NEW DELHI: The Delhi High Court has quashed the Central government’s decision that production of Basmati variety would not be taken outside the Indo-Gangetic plain including Punjab, Haryana, Himachal Pradesh, Delhi, Uttarakhand, western Uttar Pradesh, and Jammu and Kathua districts of Jammu and Kashmir.
Allowing the plea of Madhya Pradesh to set aside two Office Memorandums, dated May 29, 2008 and February 7, 2014 of the Union Agriculture Ministry, the court has held that the two office memorandums were outside the scope of the Seeds Act, 1966.
The first office memorandum had set forth standards of the “Basmati” variety of rice and to ensure the linkage between the variety and the Geographical Indication (GI), that only Basmati varieties with prescribed characteristic grown the in Indo-Gangetic region would qualify for such description.
By the second, the Ministry had issued a direction to ensure that the registration of Basmati varieties for certified and foundation seeds is not undertaken outside area detailed under the Geographical Indication for Basmati rice as listed.
The court held that the second memorandum is “plainly alien to the scope and object to the Seeds Act, which is to ensure that the quality seeds are available to farmers”.
It also noted that to restrict the area of production of seeds is wholly outside the scheme of the Seeds Act.
“The question whether rice grown outside the specified regions of Indo-Gangetic plain can be termed as Basmati, is a matter which squarely falls within the scope of the GI Act and does not have any bearing on the quality of the seeds,” Justice Vibhu Bakhru said in his April 25 order.
The court added that the contention that the impugned OMs are well within the scope of the power of the Central Government was “unpersuasive” and “this contention is, clearly, an afterthought and there is no averment to this effect in the counter-affidavit”.
“The clear object is to ensure that the crop of Basmati rice is only grown in specified areas. This would not only be outside the scope of the Seeds Act but, as rightly pointed out by the learned counsel for the petitioner, relates to the field of agriculture, which is a state subject,” the court held in its order.
“The contention is also not persuasive for the reason that the import of the impugned OMs does not fall within the object of the scope of the Seeds Act,” the order said, noting that the objective of the Seeds Act is to regulate the quality of certain seeds.
“The Seeds Act is not concerned with where and how the seeds are used. Once a person dealing with notified variety of seeds conforms to the requirement of Section 7 of the Seeds Act, there is no restriction as to where and how the crop is to be grown.

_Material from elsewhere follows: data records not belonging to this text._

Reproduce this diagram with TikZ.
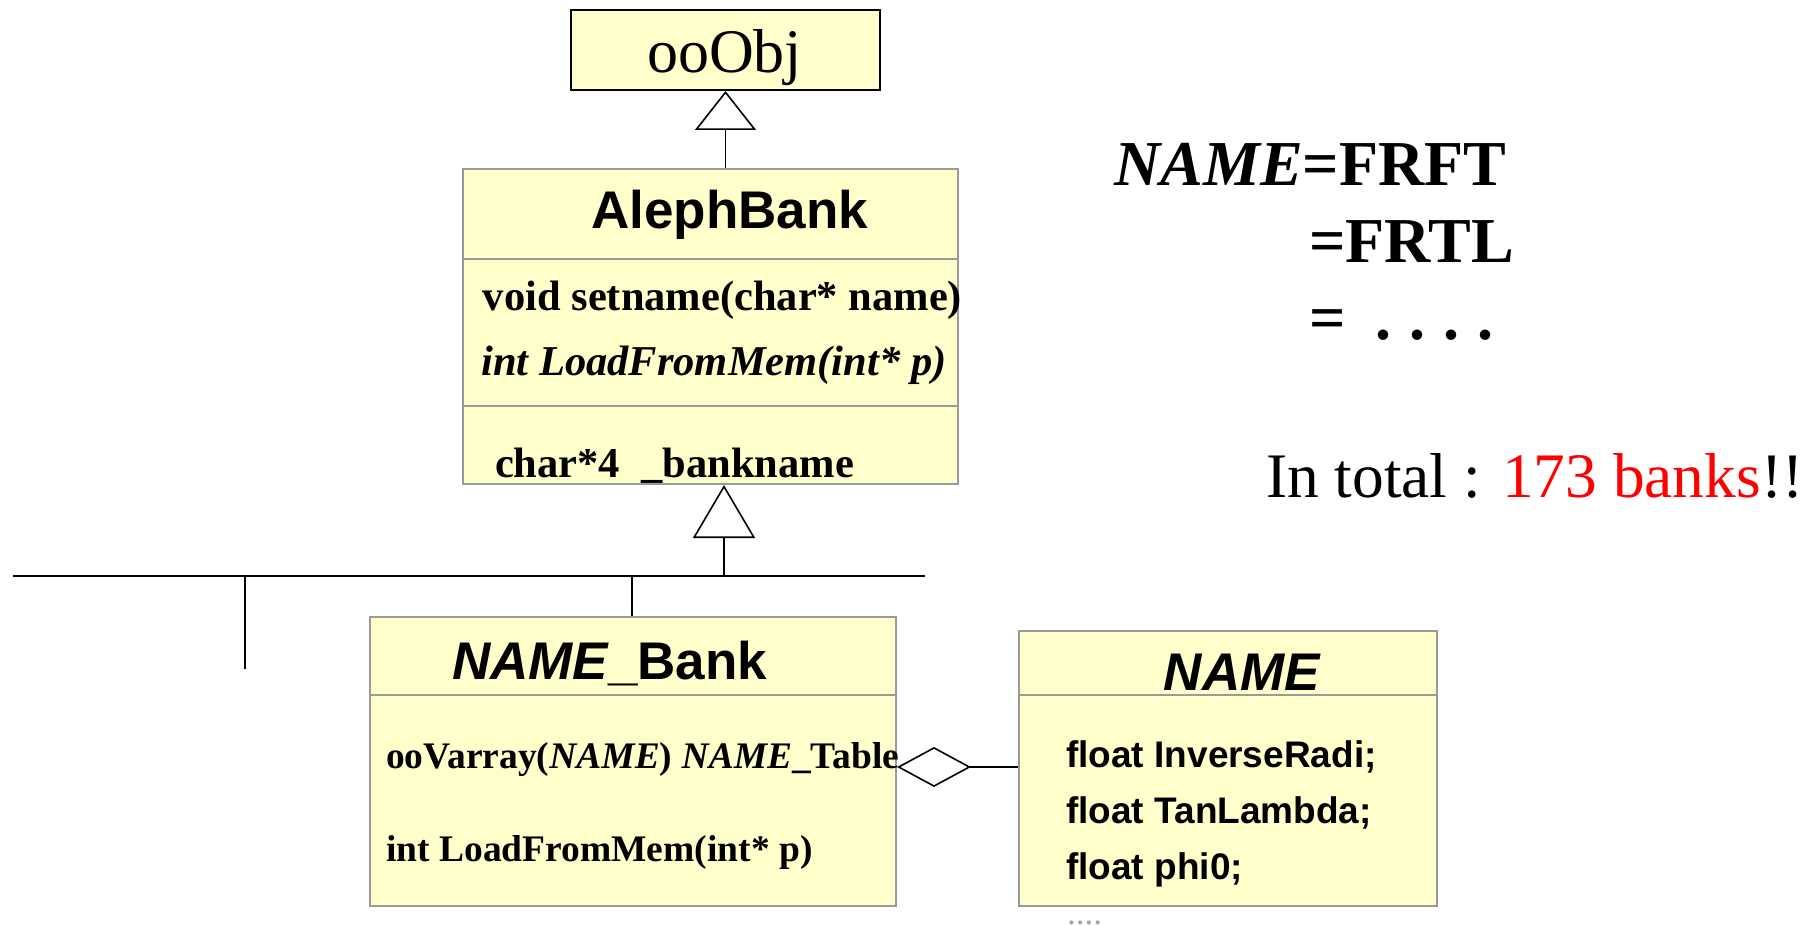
\documentclass[tikz,border=0pt]{standalone}
\usepackage{fontspec}
\setmainfont{Liberation Serif}
\setsansfont{Liberation Sans}
\usetikzlibrary{arrows.meta}
\definecolor{boxfill}{HTML}{FFFFCC}
\definecolor{boxline}{HTML}{9A9A9A}
\begin{document}
\begin{tikzpicture}[x=1pt,y=-1pt,
  umlbox/.style={draw=boxline, fill=boxfill, line width=2pt, inner sep=0pt, anchor=north west},
  rootbox/.style={umlbox, draw=black},
  sep/.style={draw=boxline, line width=2pt},
  conn/.style={draw=black, line width=1.6pt},
  bus/.style={draw=black, line width=2.6pt},
  txt/.style={inner sep=0pt, anchor=base west},
  ctxt/.style={inner sep=0pt, anchor=base},
  big/.style={font=\fontsize{62}{70}\selectfont},
  title/.style={font=\sffamily\bfseries\fontsize{53}{60}\selectfont},
  member/.style={font=\bfseries\fontsize{42.5}{48}\selectfont},
  smember/.style={font=\bfseries\fontsize{37.5}{43}\selectfont},
  field/.style={font=\sffamily\bfseries\fontsize{37}{43}\selectfont},
  note/.style={font=\bfseries\fontsize{64}{72}\selectfont},
  total/.style={font=\fontsize{63.4}{72}\selectfont}]
\useasboundingbox (0,0) rectangle (1820,925);

% class boxes
\node[rootbox, minimum width=309pt, minimum height=80pt] (oo) at (570,9) {};
\node[umlbox, minimum width=495pt, minimum height=315pt] (ab) at (462,168) {};
\node[umlbox, minimum width=526pt, minimum height=289pt] (nb) at (369,616) {};
\node[umlbox, minimum width=418pt, minimum height=275pt] (nm) at (1018,630) {};

% compartment separators
\draw[sep] (ab.west |- 0,259) -- (ab.east |- 0,259);
\draw[sep] (ab.west |- 0,406) -- (ab.east |- 0,406);
\draw[sep] (nb.west |- 0,695) -- (nb.east |- 0,695);
\draw[sep] (nm.west |- 0,695) -- (nm.east |- 0,695);

% inheritance tree
\coordinate (busL) at (13,576);
\coordinate (busR) at (925,576);
\coordinate (up) at (724,576);
\coordinate (down) at (632,576);
\coordinate (other) at (245,576);
\coordinate (otherEnd) at (245,669);
\draw[bus] (busL) -- (busR);
\draw[conn] (other) -- (otherEnd);
\draw[conn] (down) -- (down |- nb.north);
\draw[conn, -{Triangle[fill=white, length=53pt, width=62pt]}] (up) -- (up |- ab.south);
\draw[conn, -{Triangle[fill=white, length=39pt, width=61pt]}] (oo.south |- ab.north) -- (oo.south);

% aggregation
\coordinate (aggy) at (0,767);
\draw[conn, {Diamond[fill=white, length=74pt, width=40pt]}-] (nb.east |- aggy) -- (nm.west |- aggy);

% class texts
\node[ctxt, big] (ooT) at (724.5,73) {ooObj};
\node[ctxt, title] (abT) at (729.6,229) {AlephBank};
\node[txt, member] (abM1) at (482.7,310) {void setname(char* name)};
\node[txt, member] (abM2) at (481,375) {\itshape int LoadFromMem(int* p)};
\node[txt, member] (abF1) at (494.8,477) {char*4\ \ \_bankname};

\node[txt, title] (nbT) at (452,679) {\itshape NAME\upshape\_Bank};
\node[txt, smember] (nbM1) at (386,768) {ooVarray(\textit{NAME}) \textit{NAME}\_Table};
\node[txt, smember] (nbM2) at (386,861) {int LoadFromMem(int* p)};

\node[ctxt, title] (nmT) at (1242,690) {\itshape NAME};
\node[txt, field] (nmF1) at (1066,767) {float InverseRadi;};
\node[txt, field] (nmF2) at (1066,823) {float TanLambda;};
\node[txt, field] (nmF3) at (1066,879) {float phi0;};
\node[txt, font=\fontsize{35}{40}\selectfont, text=gray!70] (nmMore) at (1067,924) {....};

% side notes
\node[txt, note] (n1) at (1114,186) {\textit{NAME}=FRFT};
\node[txt, note] (n2) at (1309,263) {=FRTL};
\node[txt, note] (n3) at (1309,339) {=\hspace{30pt}.\hspace{18pt}.\hspace{18pt}.\hspace{18pt}.};
\node[txt, total] (n4) at (1266,497) {In total : \textcolor{red}{173 banks}!!};
\end{tikzpicture}
\end{document}
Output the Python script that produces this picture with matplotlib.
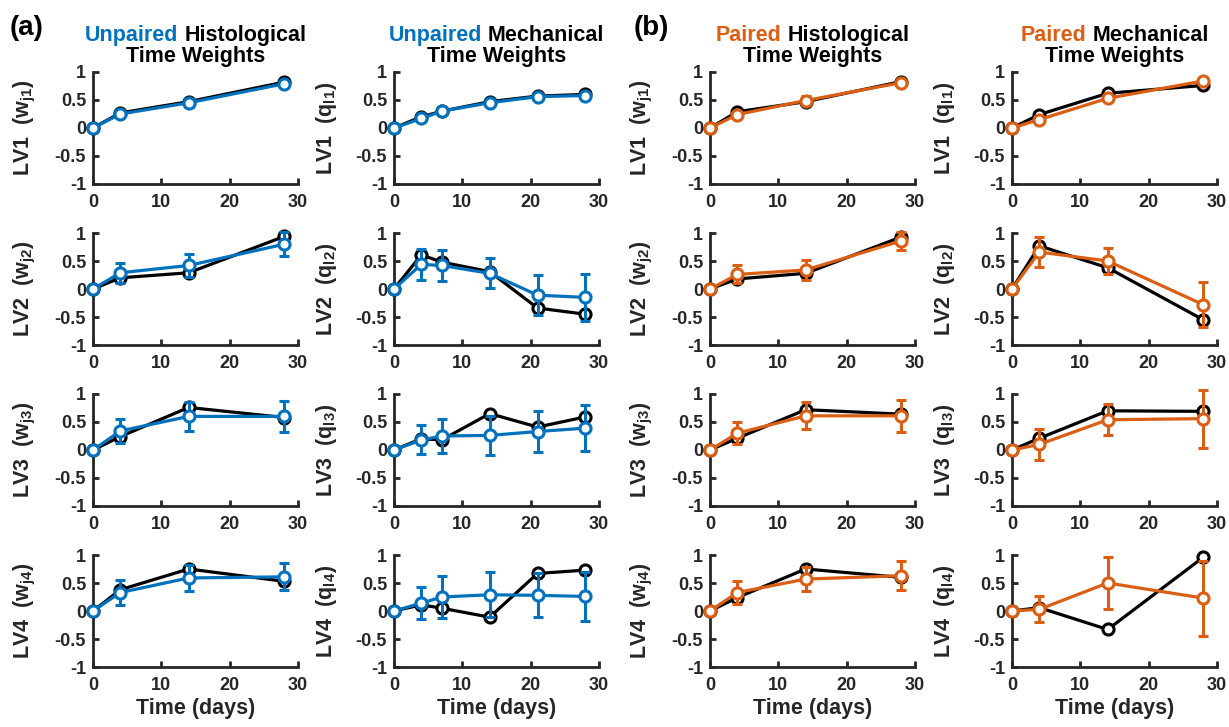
import matplotlib
matplotlib.use("Agg")
import matplotlib.pyplot as plt
import numpy as np

plt.rcParams['font.family'] = ['Liberation Sans', 'DejaVu Sans']
plt.rcParams['font.weight'] = 'bold'
plt.rcParams['axes.unicode_minus'] = False
plt.rcParams['mathtext.fontset'] = 'custom'
plt.rcParams['mathtext.rm'] = 'Liberation Sans:bold'
plt.rcParams['mathtext.it'] = 'Liberation Sans:bold'
plt.rcParams['mathtext.bf'] = 'Liberation Sans:bold'

# ---------------- data ----------------
t_hist = [0, 4, 14, 28]
t_mech_unp = [0, 4, 7, 14, 21, 28]
t_mech_p = [0, 4, 14, 28]

# Unpaired histological (black reference, blue mean, blue error)
uh_black = [[0, 0.27, 0.47, 0.82], [0, 0.20, 0.29, 0.94], [0, 0.24, 0.76, 0.58], [0, 0.38, 0.75, 0.53]]
uh_mean = [[0, 0.25, 0.45, 0.79], [0, 0.29, 0.42, 0.80], [0, 0.34, 0.60, 0.60], [0, 0.33, 0.59, 0.61]]
uh_err = [[0, 0.03, 0.07, 0.04], [0, 0.18, 0.21, 0.21], [0, 0.22, 0.26, 0.27], [0, 0.23, 0.24, 0.24]]

# Unpaired mechanical
um_black = [[0, 0.20, 0.30, 0.47, 0.57, 0.60], [0, 0.61, 0.48, 0.31, -0.34, -0.45],
            [0, 0.20, 0.18, 0.65, 0.41, 0.59], [0, 0.11, 0.05, -0.11, 0.67, 0.73]]
um_mean = [[0, 0.17, 0.30, 0.45, 0.56, 0.58], [0, 0.44, 0.42, 0.28, -0.11, -0.15],
           [0, 0.18, 0.25, 0.26, 0.33, 0.39], [0, 0.14, 0.25, 0.29, 0.28, 0.26]]
um_err = [[0, 0.03, 0.04, 0.03, 0.03, 0.02], [0, 0.28, 0.28, 0.27, 0.36, 0.42],
          [0, 0.26, 0.31, 0.35, 0.37, 0.41], [0, 0.28, 0.37, 0.40, 0.39, 0.43]]

# Paired histological
ph_black = [[0, 0.29, 0.47, 0.83], [0, 0.18, 0.28, 0.93], [0, 0.21, 0.72, 0.64], [0, 0.24, 0.75, 0.60]]
ph_mean = [[0, 0.24, 0.49, 0.81], [0, 0.26, 0.34, 0.86], [0, 0.30, 0.61, 0.61], [0, 0.33, 0.57, 0.63]]
ph_err = [[0, 0.03, 0.08, 0.04], [0, 0.16, 0.18, 0.16], [0, 0.20, 0.24, 0.28], [0, 0.21, 0.22, 0.26]]

# Paired mechanical
pm_black = [[0, 0.24, 0.62, 0.76], [0, 0.77, 0.38, -0.55], [0, 0.21, 0.70, 0.69], [0, 0.06, -0.33, 0.96]]
pm_mean = [[0, 0.15, 0.53, 0.84], [0, 0.66, 0.50, -0.28], [0, 0.10, 0.54, 0.56], [0, 0.03, 0.50, 0.23]]
pm_err = [[0, 0.03, 0.05, 0.03], [0, 0.27, 0.24, 0.40], [0, 0.27, 0.28, 0.52], [0, 0.23, 0.46, 0.67]]

yticks = [-1, -0.5, 0, 0.5, 1]
yticklabels = ['-1', '-0.5', '0', '0.5', '1']
xticks = [0, 10, 20, 30]

BLUE = '#0072BD'
ORANGE = '#DA5E14'
AXC = '#262626'

columns = [
    dict(t=t_hist, black=uh_black, mean=uh_mean, err=uh_err, color=BLUE, word='Unpaired', kind='Histological', sym='w', sub='j'),
    dict(t=t_mech_unp, black=um_black, mean=um_mean, err=um_err, color=BLUE, word='Unpaired', kind='Mechanical', sym='q', sub='l'),
    dict(t=t_hist, black=ph_black, mean=ph_mean, err=ph_err, color=ORANGE, word='Paired', kind='Histological', sym='w', sub='j'),
    dict(t=t_mech_p, black=pm_black, mean=pm_mean, err=pm_err, color=ORANGE, word='Paired', kind='Mechanical', sym='q', sub='l'),
]

W, H = 1229, 727
fig = plt.figure(figsize=(W / 100, H / 100), dpi=100)

col_left = [93, 394, 710, 1012]
ax_w = 205
row_top = [72, 233, 394, 555]
ax_h = 112

for c, col in enumerate(columns):
    for r in range(4):
        ax = fig.add_axes([col_left[c] / W, 1 - (row_top[r] + ax_h) / H, ax_w / W, ax_h / H])
        ax.plot(col['t'], col['black'][r], color='k', lw=2.3, marker='o', ms=8, mew=2.2,
                mfc='white', mec='k', clip_on=False, zorder=3)
        ax.errorbar(col['t'], col['mean'][r], yerr=col['err'][r], color=col['color'], lw=2.3,
                    marker='o', ms=8, mew=2.2, mfc='white', mec=col['color'], capsize=3.5,
                    capthick=2.2, elinewidth=2.2, clip_on=False, zorder=4)
        ax.set_xlim(0, 30)
        ax.set_ylim(-1, 1)
        ax.set_xticks(xticks)
        ax.set_yticks(yticks)
        ax.set_yticklabels(yticklabels)
        for s in ['top', 'right']:
            ax.spines[s].set_visible(False)
        for s in ['left', 'bottom']:
            ax.spines[s].set_linewidth(2)
            ax.spines[s].set_color(AXC)
        ax.tick_params(direction='in', length=4, width=2, colors=AXC, labelsize=13)
        ax.tick_params(axis='x', pad=7)
        ax.tick_params(axis='y', pad=5)
        for lab in ax.get_xticklabels() + ax.get_yticklabels():
            lab.set_fontweight('bold')
        ax.set_ylabel('LV%d  (%s$_{\\rm %s%d}$)' % (r + 1, col['sym'], col['sub'], r + 1),
                      fontsize=15.5, fontweight='bold', color=AXC)
        ax.yaxis.set_label_coords(-0.27, 0.5)
        if r == 3:
            ax.set_xlabel('Time (days)', fontsize=15.5, fontweight='bold', color=AXC, labelpad=3)

# titles (two-colour first line)
fig.canvas.draw()
renderer = fig.canvas.get_renderer()
for c, col in enumerate(columns):
    cx = col_left[c] + ax_w / 2
    y1 = H - 41
    y2 = H - 62
    ta = fig.text(0, y1 / H, col['word'], color=col['color'], fontsize=15.5, fontweight='bold', ha='left', va='baseline')
    tb = fig.text(0, y1 / H, col['kind'], color='k', fontsize=15.5, fontweight='bold', ha='left', va='baseline')
    wa = ta.get_window_extent(renderer).width
    wb = tb.get_window_extent(renderer).width
    gap = 6
    left = cx - (wa + gap + wb) / 2
    ta.set_x(left / W)
    tb.set_x((left + wa + gap) / W)
    fig.text(cx / W, y2 / H, 'Time Weights', color='k', fontsize=15.5, fontweight='bold', ha='center', va='baseline')

fig.text(10 / W, 1 - 35 / H, '(a)', fontsize=20, fontweight='bold', ha='left', va='baseline')
fig.text(634 / W, 1 - 35 / H, '(b)', fontsize=20, fontweight='bold', ha='left', va='baseline')

fig.savefig('out.png', dpi=100)
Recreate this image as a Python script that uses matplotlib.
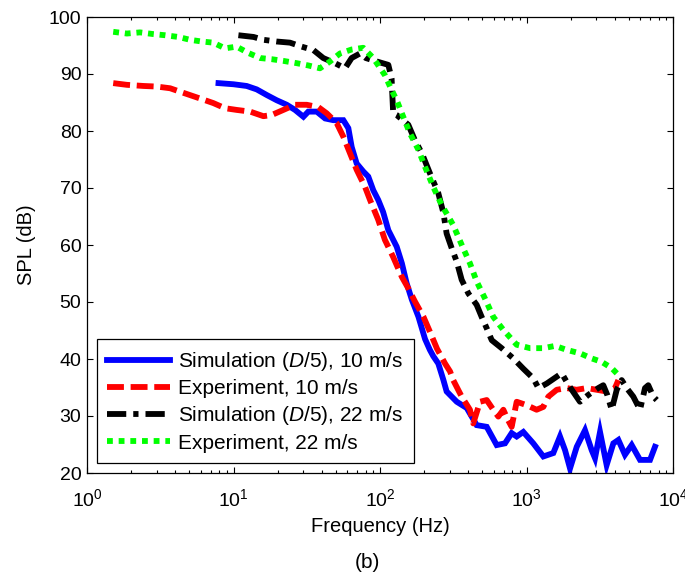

“The Seeds Act is limited to ensuring that the seeds available to farmers conform to the minimum limits of germination and purity and the marks or label affixed thereon correctly indicate so,” the court said, holding that the memorandums draw no authority from the Seeds Act.
Madhya Pradesh has contended that the two memorandums fell outside the scope of the act as they encroached upon the power of the state to pass laws in relation to agriculture, which is a state subject.
Countering the state’s submission, the Centre said that and memorandums were passed in pursuance of provisions of the Seeds Act which empowered it to declare the features of the Basmati variety seed and the trade, quality and restrictions with respect to its geographical region.